Companies treating artificial intelligence as a mere software upgrade are destined to fall behind. Success in the current landscape requires more than plugging in new tools; it demands a fundamental architectural overhaul of how teams are structured, how they ship products, and how they define accountability across the entire organization.

Why AI Adoption Fails Without Structural Transformation

Bolting AI onto legacy workflows is akin to placing a high-performance engine on a horse-drawn carriage. While the output might seem faster initially, the underlying operational bottlenecks—such as rigid technical silos and fragmented R&D processes—will inevitably cause the system to collapse under the pressure of rapid iteration. Salesforce serves as a notable case study, having integrated its Einstein capabilities into the core of its platform rather than treating them as external features. This approach redefines user interaction rather than simply accelerating archaic habits.

Transitioning to a product-centric model remains the most effective remedy. By organizing teams around specific products, companies eliminate the need for cross-departmental coordination that historically slowed development. Establishing a shared infrastructure allows for autonomous squads to take features from conceptualization to launch without external dependencies. This shift requires a dedicated architecture function focused on removing friction, ensuring that velocity does not compromise stability or trust.

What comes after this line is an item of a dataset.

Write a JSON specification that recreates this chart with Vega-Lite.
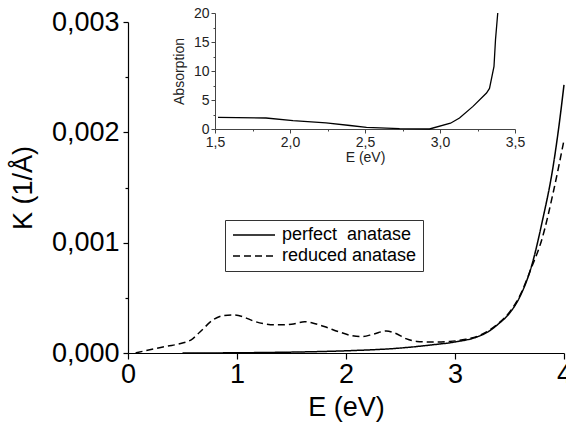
{
  "$schema": "https://vega.github.io/schema/vega-lite/v6.json",
  "width": 436,
  "height": 331,
  "autosize": {"type": "none"},
  "padding": {"left": 128, "top": 22, "right": 2, "bottom": 81},
  "background": "white",
  "config": {
    "locale": {"number": {"decimal": ",", "thousands": ".", "grouping": [3], "currency": ["", " €"]}},
    "view": {"stroke": null},
    "font": "Liberation Sans",
    "axis": {"grid": false, "domainColor": "black", "tickColor": "black", "labelColor": "black", "titleColor": "black", "titleFontWeight": "normal", "labelFont": "Liberation Sans", "titleFont": "Liberation Sans"}
  },
  "datasets": {
    "main": [
      {"E": 0.5, "K": 0.0, "series": "perfect  anatase"},
      {"E": 1.0, "K": 0.000002, "series": "perfect  anatase"},
      {"E": 1.5, "K": 0.000008, "series": "perfect  anatase"},
      {"E": 2.0, "K": 0.00002, "series": "perfect  anatase"},
      {"E": 2.5, "K": 0.000045, "series": "perfect  anatase"},
      {"E": 2.8, "K": 0.000075, "series": "perfect  anatase"},
      {"E": 3.0, "K": 0.0001, "series": "perfect  anatase"},
      {"E": 3.2, "K": 0.000145, "series": "perfect  anatase"},
      {"E": 3.3, "K": 0.00019, "series": "perfect  anatase"},
      {"E": 3.4, "K": 0.000265, "series": "perfect  anatase"},
      {"E": 3.5, "K": 0.00036, "series": "perfect  anatase"},
      {"E": 3.6, "K": 0.00052, "series": "perfect  anatase"},
      {"E": 3.7, "K": 0.00078, "series": "perfect  anatase"},
      {"E": 3.8, "K": 0.00119, "series": "perfect  anatase"},
      {"E": 3.9, "K": 0.00169, "series": "perfect  anatase"},
      {"E": 3.95, "K": 0.00203, "series": "perfect  anatase"},
      {"E": 4.0, "K": 0.00243, "series": "perfect  anatase"},
      {"E": 0.07, "K": 0.0, "series": "reduced anatase"},
      {"E": 0.2, "K": 0.00003, "series": "reduced anatase"},
      {"E": 0.35, "K": 0.00006, "series": "reduced anatase"},
      {"E": 0.5, "K": 0.00009, "series": "reduced anatase"},
      {"E": 0.58, "K": 0.00012, "series": "reduced anatase"},
      {"E": 0.66, "K": 0.00019, "series": "reduced anatase"},
      {"E": 0.78, "K": 0.0003, "series": "reduced anatase"},
      {"E": 0.88, "K": 0.00034, "series": "reduced anatase"},
      {"E": 0.96, "K": 0.000345, "series": "reduced anatase"},
      {"E": 1.05, "K": 0.00033, "series": "reduced anatase"},
      {"E": 1.15, "K": 0.00029, "series": "reduced anatase"},
      {"E": 1.25, "K": 0.000265, "series": "reduced anatase"},
      {"E": 1.36, "K": 0.000255, "series": "reduced anatase"},
      {"E": 1.5, "K": 0.00026, "series": "reduced anatase"},
      {"E": 1.62, "K": 0.000284, "series": "reduced anatase"},
      {"E": 1.7, "K": 0.00027, "series": "reduced anatase"},
      {"E": 1.8, "K": 0.00024, "series": "reduced anatase"},
      {"E": 1.94, "K": 0.00019, "series": "reduced anatase"},
      {"E": 2.05, "K": 0.000158, "series": "reduced anatase"},
      {"E": 2.14, "K": 0.000148, "series": "reduced anatase"},
      {"E": 2.25, "K": 0.00017, "series": "reduced anatase"},
      {"E": 2.37, "K": 0.0002, "series": "reduced anatase"},
      {"E": 2.45, "K": 0.00018, "series": "reduced anatase"},
      {"E": 2.55, "K": 0.00013, "series": "reduced anatase"},
      {"E": 2.65, "K": 0.000105, "series": "reduced anatase"},
      {"E": 2.8, "K": 0.0001, "series": "reduced anatase"},
      {"E": 2.95, "K": 0.000105, "series": "reduced anatase"},
      {"E": 3.1, "K": 0.000125, "series": "reduced anatase"},
      {"E": 3.25, "K": 0.00017, "series": "reduced anatase"},
      {"E": 3.4, "K": 0.00027, "series": "reduced anatase"},
      {"E": 3.5, "K": 0.00037, "series": "reduced anatase"},
      {"E": 3.6, "K": 0.00053, "series": "reduced anatase"},
      {"E": 3.7, "K": 0.00077, "series": "reduced anatase"},
      {"E": 3.8, "K": 0.00104, "series": "reduced anatase"},
      {"E": 3.9, "K": 0.00145, "series": "reduced anatase"},
      {"E": 4.0, "K": 0.00193, "series": "reduced anatase"}
    ],
    "inset": [
      {"E": 1.52, "A": 2.0},
      {"E": 1.84, "A": 1.9},
      {"E": 2.02, "A": 1.45},
      {"E": 2.24, "A": 1.05},
      {"E": 2.4, "A": 0.6},
      {"E": 2.51, "A": 0.28},
      {"E": 2.73, "A": 0.05},
      {"E": 2.93, "A": 0.0},
      {"E": 3.07, "A": 1.0},
      {"E": 3.13, "A": 1.9},
      {"E": 3.22, "A": 3.9},
      {"E": 3.31, "A": 6.2},
      {"E": 3.33, "A": 7.0},
      {"E": 3.36, "A": 10.8},
      {"E": 3.37, "A": 15.4},
      {"E": 3.385, "A": 20.0}
    ]
  },
  "layer": [
    {
      "data": {"name": "main"},
      "mark": {"type": "line", "color": "black", "strokeWidth": 1.5, "interpolate": "monotone"},
      "encoding": {
        "x": {
          "field": "E", "type": "quantitative",
          "scale": {"domain": [0, 4], "nice": false, "zero": false},
          "axis": {
            "title": "E (eV)", "values": [0, 0.5, 1, 1.5, 2, 2.5, 3, 3.5, 4], "format": "d",
            "labelExpr": "datum.value % 1 === 0 ? datum.label : ''",
            "tickSize": {"condition": {"test": "datum.value % 1 !== 0", "value": 3}, "value": 6},
            "labelFontSize": 27, "titleFontSize": 27, "labelPadding": 2, "titlePadding": 7,
            "domainWidth": 1.2, "tickWidth": 1.2, "labelFlush": false, "labelOverlap": false
          }
        },
        "y": {
          "field": "K", "type": "quantitative",
          "scale": {"domain": [0, 0.003], "nice": false},
          "axis": {
            "title": "K (1/Å)", "values": [0, 0.0005, 0.001, 0.0015, 0.002, 0.0025, 0.003], "format": ".3f",
            "labelExpr": "round(datum.value * 10000) % 10 !== 0 ? '' : datum.label",
            "tickSize": {"condition": {"test": "round(datum.value * 10000) % 10 !== 0", "value": 3}, "value": 5},
            "labelFontSize": 27, "titleFontSize": 27, "labelPadding": 4, "titlePadding": 14,
            "domainWidth": 1.2, "tickWidth": 1.2, "labelFlush": false, "labelOverlap": false
          }
        },
        "strokeDash": {
          "field": "series", "type": "nominal",
          "scale": {"domain": ["perfect  anatase", "reduced anatase"], "range": [[1, 0], [7, 4]]},
          "legend": {
            "title": null, "orient": "none", "legendX": 97, "legendY": 198,
            "fillColor": "white", "strokeColor": "#333", "padding": 6,
            "symbolType": "M-1,0H5", "symbolSize": 196, "symbolStrokeWidth": 1.5, "symbolStrokeColor": "black", "symbolFillColor": "transparent",
            "labelFontSize": 18, "labelColor": "black", "labelOffset": 33, "rowPadding": 3,
            "labelExpr": "replace(datum.label, '  ', '\u00a0 ')"
          }
        }
      }
    },
    {
      "data": {"name": "inset"},
      "mark": {"type": "line", "color": "black", "strokeWidth": 1.3},
      "encoding": {
        "x": {
          "field": "E", "type": "quantitative",
          "scale": {"domain": [1.5, 3.5], "nice": false, "zero": false, "range": [87, 387]},
          "axis": {
            "orient": "bottom", "offset": -224, "title": "E (eV)",
            "values": [1.5, 1.75, 2, 2.25, 2.5, 2.75, 3, 3.25, 3.5], "format": ".1f",
            "labelExpr": "round(datum.value * 4) % 2 !== 0 ? '' : datum.label",
            "tickSize": {"condition": {"test": "round(datum.value * 4) % 2 !== 0", "value": 2}, "value": 4},
            "labelFontSize": 14, "titleFontSize": 14, "labelPadding": 2, "titlePadding": 1,
            "domainColor": "#444", "tickColor": "#444", "labelColor": "#222", "titleColor": "#222",
            "labelFlush": false, "labelOverlap": false
          }
        },
        "y": {
          "field": "A", "type": "quantitative",
          "scale": {"domain": [0, 20], "nice": false, "range": [107, -9]},
          "axis": {
            "orient": "left", "offset": -87, "title": "Absorption",
            "values": [0, 2.5, 5, 7.5, 10, 12.5, 15, 17.5, 20], "format": "d",
            "labelExpr": "datum.value % 5 !== 0 ? '' : datum.label",
            "tickSize": {"condition": {"test": "datum.value % 5 !== 0", "value": 2}, "value": 4},
            "labelFontSize": 14, "titleFontSize": 14, "labelPadding": 2, "titlePadding": 7,
            "domainColor": "#444", "tickColor": "#444", "labelColor": "#222", "titleColor": "#222",
            "labelFlush": false, "labelOverlap": false
          }
        }
      }
    }
  ],
  "resolve": {
    "scale": {"x": "independent", "y": "independent"},
    "axis": {"x": "independent", "y": "independent"}
  }
}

The industry has moved beyond AI as a simple coding assistant; agentic tools now actively build software. Integrating these agents into development workflows can double or triple productivity, fundamentally altering the economics of software creation. However, technology remains insufficient without a cultural pivot toward outcome-based ownership. When individual functions transition from task-based ticket closing to collective responsibility for results, siloed departments evolve into service models that prioritize the company’s broader mission over isolated performance metrics. Ultimately, the winners will not be those with the most sophisticated AI tools, but those agile enough to rebuild their internal foundations as quickly as the technology evolves.